## Exercise brief
Omit all pictures, then retype the data exactly as given.

## Information supplied
((
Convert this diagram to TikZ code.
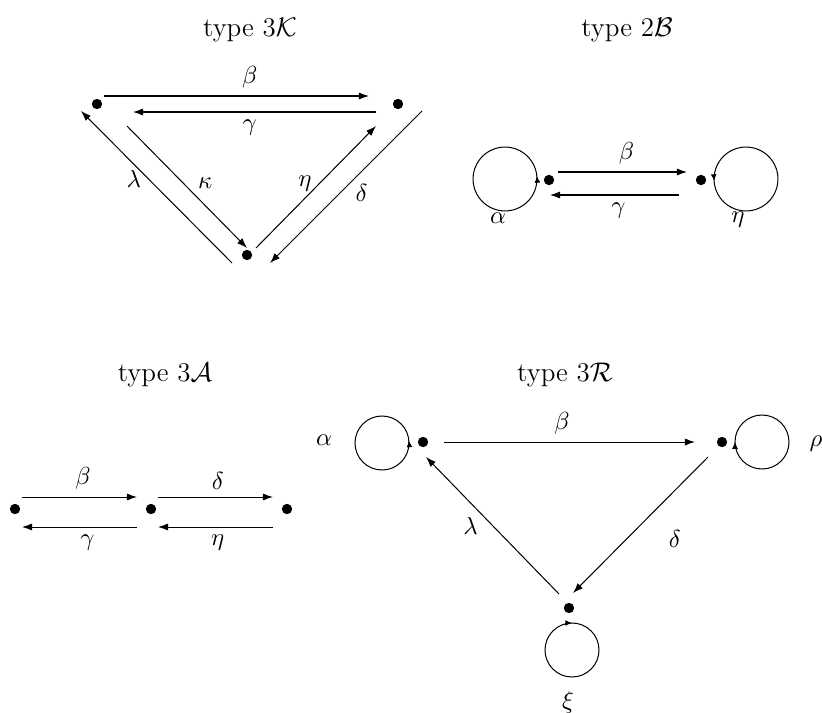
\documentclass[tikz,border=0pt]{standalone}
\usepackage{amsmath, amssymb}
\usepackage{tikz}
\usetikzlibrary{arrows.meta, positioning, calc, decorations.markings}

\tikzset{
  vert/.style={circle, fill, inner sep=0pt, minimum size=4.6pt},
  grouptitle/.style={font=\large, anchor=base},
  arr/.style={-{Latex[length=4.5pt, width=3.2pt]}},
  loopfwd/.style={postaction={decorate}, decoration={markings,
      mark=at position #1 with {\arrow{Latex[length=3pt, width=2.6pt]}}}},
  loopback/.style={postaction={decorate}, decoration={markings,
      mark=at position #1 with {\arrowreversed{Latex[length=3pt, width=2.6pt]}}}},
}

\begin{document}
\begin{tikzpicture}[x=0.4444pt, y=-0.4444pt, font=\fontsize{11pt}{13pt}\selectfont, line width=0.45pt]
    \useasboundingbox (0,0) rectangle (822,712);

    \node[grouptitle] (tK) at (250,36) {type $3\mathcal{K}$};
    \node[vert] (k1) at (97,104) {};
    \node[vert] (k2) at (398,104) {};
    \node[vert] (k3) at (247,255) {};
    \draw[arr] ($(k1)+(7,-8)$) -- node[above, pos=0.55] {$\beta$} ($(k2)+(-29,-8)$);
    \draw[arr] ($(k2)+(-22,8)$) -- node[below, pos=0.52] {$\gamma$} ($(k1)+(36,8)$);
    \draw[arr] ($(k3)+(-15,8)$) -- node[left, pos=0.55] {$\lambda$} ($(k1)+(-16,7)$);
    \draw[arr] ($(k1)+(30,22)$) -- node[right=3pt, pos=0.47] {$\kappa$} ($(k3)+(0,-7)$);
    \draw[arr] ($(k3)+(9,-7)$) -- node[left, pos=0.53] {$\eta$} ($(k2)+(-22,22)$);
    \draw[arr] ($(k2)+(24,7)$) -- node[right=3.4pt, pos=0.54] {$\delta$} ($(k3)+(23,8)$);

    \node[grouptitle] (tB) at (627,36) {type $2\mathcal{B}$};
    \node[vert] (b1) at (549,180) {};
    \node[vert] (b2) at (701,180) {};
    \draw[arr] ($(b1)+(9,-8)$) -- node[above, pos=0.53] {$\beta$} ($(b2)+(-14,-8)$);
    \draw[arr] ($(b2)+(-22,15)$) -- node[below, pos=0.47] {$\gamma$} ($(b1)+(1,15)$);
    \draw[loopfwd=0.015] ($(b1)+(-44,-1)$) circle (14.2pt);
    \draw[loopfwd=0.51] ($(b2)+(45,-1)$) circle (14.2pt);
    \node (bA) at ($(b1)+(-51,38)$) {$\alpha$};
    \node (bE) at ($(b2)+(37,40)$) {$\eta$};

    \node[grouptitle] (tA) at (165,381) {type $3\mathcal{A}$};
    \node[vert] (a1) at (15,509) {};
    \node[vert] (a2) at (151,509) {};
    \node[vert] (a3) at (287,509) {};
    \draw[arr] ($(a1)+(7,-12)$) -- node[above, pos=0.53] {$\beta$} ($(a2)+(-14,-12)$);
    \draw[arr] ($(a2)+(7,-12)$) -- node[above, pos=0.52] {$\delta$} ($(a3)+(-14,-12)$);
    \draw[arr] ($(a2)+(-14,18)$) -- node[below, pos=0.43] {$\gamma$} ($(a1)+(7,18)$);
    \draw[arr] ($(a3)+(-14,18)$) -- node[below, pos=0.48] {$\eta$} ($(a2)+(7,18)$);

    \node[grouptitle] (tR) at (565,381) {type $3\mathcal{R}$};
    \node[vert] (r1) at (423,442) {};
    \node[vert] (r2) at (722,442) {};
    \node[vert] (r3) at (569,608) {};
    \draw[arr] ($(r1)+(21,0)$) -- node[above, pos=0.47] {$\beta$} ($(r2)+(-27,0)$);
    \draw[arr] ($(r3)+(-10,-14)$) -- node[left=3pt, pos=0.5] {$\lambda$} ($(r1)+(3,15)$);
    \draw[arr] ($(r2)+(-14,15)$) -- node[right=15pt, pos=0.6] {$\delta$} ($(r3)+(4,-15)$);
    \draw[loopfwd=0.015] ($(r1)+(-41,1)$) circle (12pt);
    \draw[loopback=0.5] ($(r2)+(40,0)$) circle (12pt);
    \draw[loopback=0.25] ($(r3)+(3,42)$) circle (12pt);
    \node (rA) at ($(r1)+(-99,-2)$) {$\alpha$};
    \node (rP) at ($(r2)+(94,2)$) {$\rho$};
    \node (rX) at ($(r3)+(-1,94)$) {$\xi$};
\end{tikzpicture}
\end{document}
))
## Written answer
Convert this diagram to TikZ code.
\documentclass[tikz,border=0pt]{standalone}
\usepackage{amsmath, amssymb}
\usepackage{tikz}
\usetikzlibrary{arrows.meta, positioning, calc, decorations.markings}

\tikzset{
  vert/.style={circle, fill, inner sep=0pt, minimum size=4.6pt},
  grouptitle/.style={font=\large, anchor=base},
  arr/.style={-{Latex[length=4.5pt, width=3.2pt]}},
  loopfwd/.style={postaction={decorate}, decoration={markings,
      mark=at position #1 with {\arrow{Latex[length=3pt, width=2.6pt]}}}},
  loopback/.style={postaction={decorate}, decoration={markings,
      mark=at position #1 with {\arrowreversed{Latex[length=3pt, width=2.6pt]}}}},
}

\begin{document}
\begin{tikzpicture}[x=0.4444pt, y=-0.4444pt, font=\fontsize{11pt}{13pt}\selectfont, line width=0.45pt]
    \useasboundingbox (0,0) rectangle (822,712);

    \node[grouptitle] (tK) at (250,36) {type $3\mathcal{K}$};
    \node[vert] (k1) at (97,104) {};
    \node[vert] (k2) at (398,104) {};
    \node[vert] (k3) at (247,255) {};
    \draw[arr] ($(k1)+(7,-8)$) -- node[above, pos=0.55] {$\beta$} ($(k2)+(-29,-8)$);
    \draw[arr] ($(k2)+(-22,8)$) -- node[below, pos=0.52] {$\gamma$} ($(k1)+(36,8)$);
    \draw[arr] ($(k3)+(-15,8)$) -- node[left, pos=0.55] {$\lambda$} ($(k1)+(-16,7)$);
    \draw[arr] ($(k1)+(30,22)$) -- node[right=3pt, pos=0.47] {$\kappa$} ($(k3)+(0,-7)$);
    \draw[arr] ($(k3)+(9,-7)$) -- node[left, pos=0.53] {$\eta$} ($(k2)+(-22,22)$);
    \draw[arr] ($(k2)+(24,7)$) -- node[right=3.4pt, pos=0.54] {$\delta$} ($(k3)+(23,8)$);

    \node[grouptitle] (tB) at (627,36) {type $2\mathcal{B}$};
    \node[vert] (b1) at (549,180) {};
    \node[vert] (b2) at (701,180) {};
    \draw[arr] ($(b1)+(9,-8)$) -- node[above, pos=0.53] {$\beta$} ($(b2)+(-14,-8)$);
    \draw[arr] ($(b2)+(-22,15)$) -- node[below, pos=0.47] {$\gamma$} ($(b1)+(1,15)$);
    \draw[loopfwd=0.015] ($(b1)+(-44,-1)$) circle (14.2pt);
    \draw[loopfwd=0.51] ($(b2)+(45,-1)$) circle (14.2pt);
    \node (bA) at ($(b1)+(-51,38)$) {$\alpha$};
    \node (bE) at ($(b2)+(37,40)$) {$\eta$};

    \node[grouptitle] (tA) at (165,381) {type $3\mathcal{A}$};
    \node[vert] (a1) at (15,509) {};
    \node[vert] (a2) at (151,509) {};
    \node[vert] (a3) at (287,509) {};
    \draw[arr] ($(a1)+(7,-12)$) -- node[above, pos=0.53] {$\beta$} ($(a2)+(-14,-12)$);
    \draw[arr] ($(a2)+(7,-12)$) -- node[above, pos=0.52] {$\delta$} ($(a3)+(-14,-12)$);
    \draw[arr] ($(a2)+(-14,18)$) -- node[below, pos=0.43] {$\gamma$} ($(a1)+(7,18)$);
    \draw[arr] ($(a3)+(-14,18)$) -- node[below, pos=0.48] {$\eta$} ($(a2)+(7,18)$);

    \node[grouptitle] (tR) at (565,381) {type $3\mathcal{R}$};
    \node[vert] (r1) at (423,442) {};
    \node[vert] (r2) at (722,442) {};
    \node[vert] (r3) at (569,608) {};
    \draw[arr] ($(r1)+(21,0)$) -- node[above, pos=0.47] {$\beta$} ($(r2)+(-27,0)$);
    \draw[arr] ($(r3)+(-10,-14)$) -- node[left=3pt, pos=0.5] {$\lambda$} ($(r1)+(3,15)$);
    \draw[arr] ($(r2)+(-14,15)$) -- node[right=15pt, pos=0.6] {$\delta$} ($(r3)+(4,-15)$);
    \draw[loopfwd=0.015] ($(r1)+(-41,1)$) circle (12pt);
    \draw[loopback=0.5] ($(r2)+(40,0)$) circle (12pt);
    \draw[loopback=0.25] ($(r3)+(3,42)$) circle (12pt);
    \node (rA) at ($(r1)+(-99,-2)$) {$\alpha$};
    \node (rP) at ($(r2)+(94,2)$) {$\rho$};
    \node (rX) at ($(r3)+(-1,94)$) {$\xi$};
\end{tikzpicture}
\end{document}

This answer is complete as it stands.